--- START ---
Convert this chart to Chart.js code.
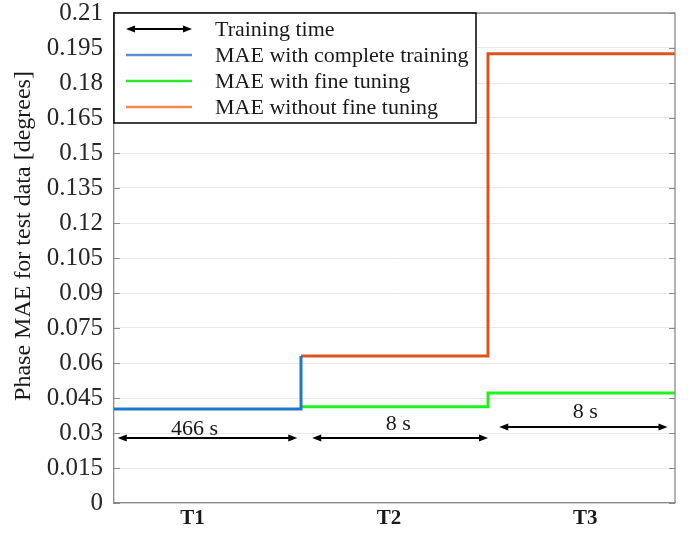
<!DOCTYPE html>
<html>
<head>
<meta charset="utf-8">
<script src="https://cdn.jsdelivr.net/npm/chart.js@4.4.0/dist/chart.umd.min.js"></script>
<style>
  html, body { margin: 0; padding: 0; background: #fff; }
  #wrap { width: 695px; height: 533px; }
</style>
</head>
<body>
<div id="wrap"><canvas id="chart"></canvas></div>
<script>
// stages and MAE per stage (null = no value in that stage)
const stages = ['T1', 'T2', 'T3'];
const stageLabelAt = [0.42, 1.47, 2.52];
const completeMAE = [0.0403, null, null];
const fineTuneMAE = [null, 0.0413, 0.0471];
const noFineTuneMAE = [null, 0.063, 0.1925];

const yTicks = [0, 0.015, 0.03, 0.045, 0.06, 0.075, 0.09, 0.105, 0.12, 0.135, 0.15, 0.165, 0.18, 0.195, 0.21];
const yTitle = 'Phase MAE for test data [degrees]';

// training time arrows
const trainTimes = ['466 s', '8 s', '8 s'];
const arrowLevel = [0.0279, 0.0279, 0.0326];
const arrowFrom = [0.02, 1.06, 2.06];
const arrowTo = [0.98, 2.0, 2.96];
const labelX = [0.43, 1.52, 2.52];
const labelLevel = [0.0317, 0.0338, 0.039];

const FONT = '"Liberation Serif", "Times New Roman", serif';
const AXIS_GRAY = '#8a8a8a';

function stepPoints(values) {
  const pts = [];
  values.forEach((v, i) => {
    if (v === null) return;
    pts.push({ x: i, y: v }, { x: i + 1, y: v });
  });
  return pts;
}

// the complete-training curve jumps up to the T2 level at the end of T1
const bluePts = stepPoints(completeMAE);
bluePts.push({ x: 1, y: noFineTuneMAE[1] });

function drawArrow(ctx, x1, x2, y) {
  const head = 9, half = 3.5;
  ctx.beginPath();
  ctx.moveTo(x1 + 4, y);
  ctx.lineTo(x2 - 4, y);
  ctx.stroke();
  ctx.beginPath();
  ctx.moveTo(x1, y); ctx.lineTo(x1 + head, y - half); ctx.lineTo(x1 + head, y + half); ctx.closePath();
  ctx.fill();
  ctx.beginPath();
  ctx.moveTo(x2, y); ctx.lineTo(x2 - head, y - half); ctx.lineTo(x2 - head, y + half); ctx.closePath();
  ctx.fill();
}

const framePlugin = {
  id: 'frame',
  afterDatasetsDraw(chart) {
    const { ctx, chartArea: a, scales } = chart;
    const y = scales.y, x = scales.x;
    ctx.save();
    // box (top + right) and inward ticks
    ctx.strokeStyle = AXIS_GRAY;
    ctx.lineWidth = 1.3;
    ctx.beginPath();
    ctx.moveTo(a.left, a.top); ctx.lineTo(a.right, a.top); ctx.lineTo(a.right, a.bottom);
    ctx.stroke();
    ctx.lineWidth = 1;
    yTicks.forEach(t => {
      const py = Math.round(y.getPixelForValue(t)) + 0.5;
      ctx.beginPath();
      ctx.moveTo(a.left, py); ctx.lineTo(a.left + 6, py);
      ctx.moveTo(a.right, py); ctx.lineTo(a.right - 6, py);
      ctx.stroke();
    });

    // y axis title
    ctx.save();
    ctx.translate(24, 236);
    ctx.rotate(-Math.PI / 2);
    ctx.fillStyle = '#1a1a1a';
    ctx.font = '24px ' + FONT;
    ctx.textAlign = 'center';
    ctx.textBaseline = 'middle';
    ctx.fillText(yTitle, 0, 0);
    ctx.restore();

    // training time arrows
    ctx.strokeStyle = '#000';
    ctx.fillStyle = '#000';
    ctx.lineWidth = 2;
    ctx.font = '22px ' + FONT;
    ctx.textAlign = 'center';
    ctx.textBaseline = 'middle';
    trainTimes.forEach((t, i) => {
      const py = y.getPixelForValue(arrowLevel[i]);
      drawArrow(ctx, x.getPixelForValue(arrowFrom[i]), x.getPixelForValue(arrowTo[i]), py);
      ctx.fillStyle = '#1a1a1a';
      ctx.fillText(t, x.getPixelForValue(labelX[i]), y.getPixelForValue(labelLevel[i]));
      ctx.fillStyle = '#000';
    });

    // legend
    const lx = a.left, ly = a.top, lw = 362, lh = 110;
    ctx.fillStyle = '#fff';
    ctx.fillRect(lx, ly, lw, lh);
    ctx.strokeStyle = '#000';
    ctx.lineWidth = 1.5;
    ctx.strokeRect(lx, ly, lw, lh);
    ctx.font = '22px ' + FONT;
    ctx.textAlign = 'left';
    ctx.textBaseline = 'middle';
    const rows = [{ label: 'Training time', arrow: true }].concat(
      chart.data.datasets.map(d => ({ label: d.label, color: d.legendColor }))
    );
    rows.forEach((r, i) => {
      const ry = ly + 16 + i * 26;
      if (r.arrow) {
        ctx.strokeStyle = '#000'; ctx.fillStyle = '#000'; ctx.lineWidth = 2;
        drawArrow(ctx, lx + 12, lx + 78, ry);
      } else {
        ctx.strokeStyle = r.color; ctx.lineWidth = 2.5;
        ctx.beginPath(); ctx.moveTo(lx + 12, ry); ctx.lineTo(lx + 78, ry); ctx.stroke();
      }
      ctx.fillStyle = '#1a1a1a';
      ctx.fillText(r.label, lx + 101, ry + 1);
    });
    ctx.restore();
  }
};

new Chart(document.getElementById('chart'), {
  type: 'line',
  data: {
    datasets: [
      { label: 'MAE with complete training', data: bluePts, borderColor: '#1f77c9', legendColor: '#5b8fd0' },
      { label: 'MAE with fine tuning', data: stepPoints(fineTuneMAE), borderColor: '#1ef21e', legendColor: '#2ee82e' },
      { label: 'MAE without fine tuning', data: stepPoints(noFineTuneMAE), borderColor: '#e0541c', legendColor: '#f08850' }
    ].map(d => Object.assign(d, { borderWidth: 3, pointRadius: 0, fill: false, tension: 0 }))
  },
  options: {
    responsive: true,
    maintainAspectRatio: false,
    animation: false,
    layout: { padding: { top: 13, right: 20, left: 0, bottom: 0 } },
    plugins: { legend: { display: false }, tooltip: { enabled: false } },
    scales: {
      x: {
        type: 'linear', min: 0, max: 3,
        afterBuildTicks: s => { s.ticks = stageLabelAt.map(v => ({ value: v })); },
        afterFit: s => { s.height = 30; s.paddingLeft = 0; s.paddingRight = 0; },
        ticks: {
          callback: (v, i) => stages[i],
          font: { family: FONT, size: 21, weight: 'bold' },
          color: '#1a1a1a', padding: 3, maxRotation: 0
        },
        grid: { display: false, drawTicks: false },
        border: { color: AXIS_GRAY, width: 1.3 }
      },
      y: {
        min: 0, max: 0.21,
        afterBuildTicks: s => { s.ticks = yTicks.map(v => ({ value: v })); },
        afterFit: s => { s.width = 114; s.paddingTop = 0; s.paddingBottom = 0; },
        ticks: {
          callback: v => String(v),
          font: { family: FONT, size: 25 },
          color: '#262626', padding: 11
        },
        grid: { color: '#e9e9e9', lineWidth: 1, drawTicks: false },
        border: { color: AXIS_GRAY, width: 1.3 }
      }
    }
  },
  plugins: [framePlugin]
});
</script>
</body>
</html>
--- END ---
## Exercise
Nothing but a number is needed here: how many lines hold the string "chart"?

## Output for this exercise
7